INFORMATION SHOWN
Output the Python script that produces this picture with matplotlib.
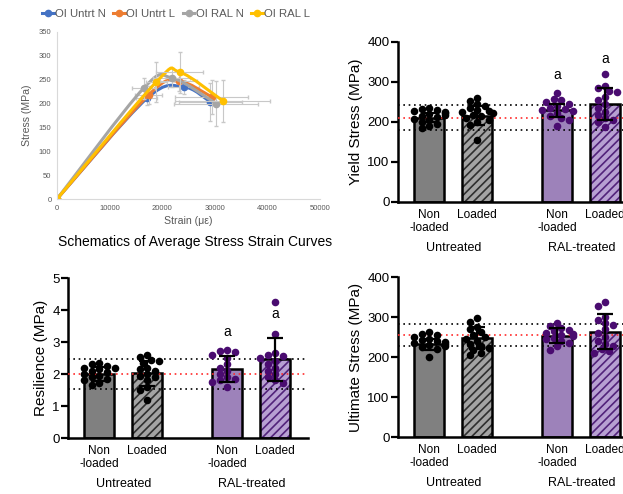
import numpy as np
import matplotlib
matplotlib.use('Agg')
import matplotlib.pyplot as plt
from matplotlib.path import Path
from matplotlib.patches import PathPatch
from matplotlib.lines import Line2D
from matplotlib.transforms import blended_transform_factory

plt.rcParams['font.family'] = ['Liberation Sans', 'DejaVu Sans']
plt.rcParams['hatch.linewidth'] = 1.2

# ---- stress-strain curves (strain in microstrain, stress in MPa) ----
curve_names = ['OI Untrt N', 'OI Untrt L', 'OI RAL N', 'OI RAL L']
curve_colors = ['#4472C4', '#ED7D31', '#A5A5A5', '#FFC000']
strain = [
    [0, 17100, 24050, 29100],
    [0, 17400, 23100, 29400],
    [0, 16450, 21800, 30250],
    [0, 18850, 23300, 31500],
]
stress = [
    [0, 211, 235, 204],
    [0, 218, 247, 214],
    [0, 232, 254, 200],
    [0, 245, 266, 206],
]
strain_err = [
    [0, 2000, 3000, 6000],
    [0, 2500, 3500, 7000],
    [0, 2200, 3500, 8000],
    [0, 2000, 4500, 9000],
]
stress_err = [
    [0, 15, 15, 40],
    [0, 18, 20, 35],
    [0, 22, 20, 48],
    [0, 42, 43, 44],
]

# ---- bar panels ----
group_labels = ['Non\n-loaded', 'Loaded', 'Non\n-loaded', 'Loaded']
treat_labels = ['Untreated', 'RAL-treated']

yield_pts = [
    [235, 232, 230, 228, 226, 222, 220, 218, 215, 212, 208, 205, 200, 195, 190, 184],
    [260, 252, 245, 240, 236, 230, 228, 225, 222, 218, 214, 210, 205, 200, 192, 155],
    [272, 258, 255, 250, 245, 240, 236, 232, 230, 228, 222, 215, 210, 205, 190],
    [320, 290, 285, 278, 275, 262, 255, 245, 235, 225, 218, 210, 205, 200, 188],
]
yield_mean = [211, 216, 229, 244]
yield_sd = [12, 24, 16, 40]
yield_ref = [243, 211, 180]

resil_pts = [
    [2.35, 2.3, 2.25, 2.2, 2.2, 2.15, 2.1, 2.05, 2.0, 1.95, 1.9, 1.85, 1.8, 1.72, 1.65],
    [2.6, 2.52, 2.45, 2.4, 2.35, 2.2, 2.15, 2.1, 2.0, 1.95, 1.9, 1.8, 1.6, 1.5, 1.2],
    [2.75, 2.72, 2.68, 2.6, 2.5, 2.3, 2.2, 2.1, 2.0, 1.9, 1.85, 1.8, 1.75, 1.6],
    [4.25, 3.25, 2.65, 2.6, 2.55, 2.5, 2.4, 2.3, 2.2, 2.1, 2.0, 1.9, 1.8, 1.72],
]
resil_mean = [2.0, 2.02, 2.15, 2.46]
resil_sd = [0.22, 0.38, 0.4, 0.67]
resil_ref = [2.48, 2.0, 1.53]

ult_pts = [
    [262, 258, 255, 250, 245, 242, 240, 238, 235, 232, 230, 228, 225, 220, 200],
    [297, 288, 275, 270, 262, 255, 250, 245, 240, 232, 228, 222, 218, 210, 205],
    [285, 278, 272, 268, 265, 260, 258, 255, 252, 248, 245, 240, 235, 228, 218],
    [337, 328, 300, 292, 285, 280, 270, 260, 250, 240, 232, 228, 220, 215, 210],
]
ult_mean = [232, 248, 253, 263]
ult_sd = [14, 27, 19, 44]
ult_ref = [282, 255, 228]

yield_letters = ['', '', 'a', 'a']
resil_letters = ['', '', 'a', 'a']

fig = plt.figure(figsize=(6.23, 4.94), dpi=100)
W, H = 623, 494


def px_axes(left, top, width, height):
    return fig.add_axes([left / W, 1 - (top + height) / H, width / W, height / H])


def smooth_path(xs, ys):
    pts = np.column_stack([xs, ys]).astype(float)
    ext = np.vstack([pts[0], pts, pts[-1]])
    verts = [pts[0]]
    codes = [Path.MOVETO]
    for i in range(len(pts) - 1):
        p0, p1, p2, p3 = ext[i], ext[i + 1], ext[i + 2], ext[i + 3]
        verts += [p1 + (p2 - p0) / 6, p2 - (p3 - p1) / 6, p2]
        codes += [Path.CURVE4] * 3
    return Path(verts, codes)


# ---------------- top-left: stress strain ----------------
ax0 = px_axes(57, 32, 263, 167)
for i in range(4):
    ax0.add_patch(PathPatch(smooth_path(strain[i], stress[i]), facecolor='none',
                            edgecolor=curve_colors[i], lw=2.2, zorder=2 + i * 0.1))
    ax0.errorbar(strain[i], stress[i], xerr=strain_err[i], yerr=stress_err[i], fmt='none',
                 ecolor='#c8c8c8', elinewidth=0.8, capsize=1.5, zorder=2.05 + i * 0.1)
    ax0.plot(strain[i], stress[i], 'o', color=curve_colors[i], ms=4.5, zorder=2.08 + i * 0.1)
ax0.set_xlim(0, 50000)
ax0.set_ylim(0, 350)
ax0.set_xticks(range(0, 50001, 10000))
ax0.set_yticks(range(0, 351, 50))
for s in ['top', 'right']:
    ax0.spines[s].set_visible(False)
for s in ['left', 'bottom']:
    ax0.spines[s].set_color('#d9d9d9')
    ax0.spines[s].set_linewidth(0.8)
ax0.tick_params(length=0, labelsize=5.5, labelcolor='#595959', pad=4)
ax0.set_xlabel('Strain (με)', fontsize=7.6, color='#595959', labelpad=3)
ax0.set_ylabel('Stress (MPa)', fontsize=7.6, color='#595959', labelpad=5)

handles = [Line2D([], [], color=c, lw=2.2, marker='o', ms=4.5) for c in curve_colors]
fig.legend(handles, curve_names, loc='center', bbox_to_anchor=(176 / W, 1 - 14 / H), ncol=4,
           frameon=False, fontsize=8.2, labelcolor='#595959', handlelength=1.0,
           handletextpad=0.1, columnspacing=0.7, borderaxespad=0)
fig.text(195 / W, 1 - 242 / H, 'Schematics of Average Stress Strain Curves', fontsize=10,
         ha='center', va='center')

# ---------------- bar panels ----------------
xpos = [0, 1, 2.67, 3.67]
faces = ['#808080', '#a3a3a3', '#9d82ba', '#b7a0d2']
hatch_cols = ['#808080', '#2e2e2e', '#9d82ba', '#52237a']
hatches = [None, '////', None, '////']
dot_cols = ['black', 'black', '#4a0c70', '#4a0c70']


def swarm(vals, py, d=7.0):
    vals = np.asarray(vals, float)
    order = np.argsort(-vals)
    placed = []
    offs = np.zeros(len(vals))
    steps = [0, -1, 1, -2, 2, -3, 3, -4, 4]
    for i in order:
        y = vals[i] * py
        for k in steps:
            x = k * d * 0.55
            if all((x - px) ** 2 + (y - pyy) ** 2 >= (0.85 * d) ** 2 for px, pyy in placed):
                break
        placed.append((x, y))
        offs[i] = x
    return offs / 48.0


def bar_panel(ax, pts, means, sds, refs, ymax, ystep, ylabel, letters, letter_gap):
    for i in range(4):
        ax.bar(xpos[i], means[i], width=0.62, color=faces[i], hatch=hatches[i],
               edgecolor=hatch_cols[i], linewidth=0, zorder=2)
        ax.bar(xpos[i], means[i], width=0.62, fill=False, edgecolor='black',
               linewidth=1.8, zorder=3)
    for j, r in enumerate(refs):
        ax.axhline(r, ls=(0, (1, 2.2)), lw=1.2, color='#ff2a2a' if j == 1 else 'black', zorder=3.5)
    py = 160.0 / ymax
    for i in range(4):
        offs = swarm(pts[i], py)
        ax.scatter(xpos[i] + offs, pts[i], s=30, color=dot_cols[i], zorder=4, linewidths=0)
    ax.errorbar(xpos, means, yerr=sds, fmt='none', ecolor='black', elinewidth=1.6,
                capsize=6, capthick=1.6, zorder=5)
    for i in range(4):
        if letters[i]:
            ax.text(xpos[i], means[i] + sds[i] + letter_gap, letters[i], fontsize=10,
                    ha='center', va='center')
    ax.set_xlim(-0.65, 4.35)
    ax.set_ylim(0, ymax)
    ax.set_yticks(np.arange(0, ymax + ystep / 2, ystep))
    ax.set_xticks(xpos)
    ax.set_xticklabels(group_labels, fontsize=8.6, linespacing=1.1)
    ax.tick_params(axis='x', length=0, pad=5)
    ax.tick_params(axis='y', length=5, width=1.6, labelsize=9.5, pad=1)
    for s in ['top', 'right']:
        ax.spines[s].set_visible(False)
    for s in ['left', 'bottom']:
        ax.spines[s].set_linewidth(1.8)
    ax.set_ylabel(ylabel, fontsize=11, labelpad=3)
    tr = blended_transform_factory(ax.transData, ax.transAxes)
    ax.text((xpos[0] + xpos[1]) / 2, -46 / 160, treat_labels[0], transform=tr, fontsize=9,
            ha='center', va='center')
    ax.text((xpos[2] + xpos[3]) / 2, -46 / 160, treat_labels[1], transform=tr, fontsize=9,
            ha='center', va='center')


ax1 = px_axes(398, 42, 240, 160)
bar_panel(ax1, yield_pts, yield_mean, yield_sd, yield_ref, 400, 100,
          'Yield Stress (MPa)', yield_letters, 73)

ax2 = px_axes(68, 278, 240, 160)
bar_panel(ax2, resil_pts, resil_mean, resil_sd, resil_ref, 5, 1,
          'Resilience (MPa)', resil_letters, 0.75)

ax3 = px_axes(398, 277, 240, 160)
bar_panel(ax3, ult_pts, ult_mean, ult_sd, ult_ref, 400, 100,
          'Ultimate Stress (MPa)', ['', '', '', ''], 0)

fig.savefig('out.png', dpi=100)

GIVEN REQUEST
Leave out the pictures. Transcribe only the lines above, from the first through the one that contains "treat_labels = ['Untreated', 'RAL-treated']".

SOLUTION
Output the Python script that produces this picture with matplotlib.
import numpy as np
import matplotlib
matplotlib.use('Agg')
import matplotlib.pyplot as plt
from matplotlib.path import Path
from matplotlib.patches import PathPatch
from matplotlib.lines import Line2D
from matplotlib.transforms import blended_transform_factory

plt.rcParams['font.family'] = ['Liberation Sans', 'DejaVu Sans']
plt.rcParams['hatch.linewidth'] = 1.2

# ---- stress-strain curves (strain in microstrain, stress in MPa) ----
curve_names = ['OI Untrt N', 'OI Untrt L', 'OI RAL N', 'OI RAL L']
curve_colors = ['#4472C4', '#ED7D31', '#A5A5A5', '#FFC000']
strain = [
    [0, 17100, 24050, 29100],
    [0, 17400, 23100, 29400],
    [0, 16450, 21800, 30250],
    [0, 18850, 23300, 31500],
]
stress = [
    [0, 211, 235, 204],
    [0, 218, 247, 214],
    [0, 232, 254, 200],
    [0, 245, 266, 206],
]
strain_err = [
    [0, 2000, 3000, 6000],
    [0, 2500, 3500, 7000],
    [0, 2200, 3500, 8000],
    [0, 2000, 4500, 9000],
]
stress_err = [
    [0, 15, 15, 40],
    [0, 18, 20, 35],
    [0, 22, 20, 48],
    [0, 42, 43, 44],
]

# ---- bar panels ----
group_labels = ['Non\n-loaded', 'Loaded', 'Non\n-loaded', 'Loaded']
treat_labels = ['Untreated', 'RAL-treated']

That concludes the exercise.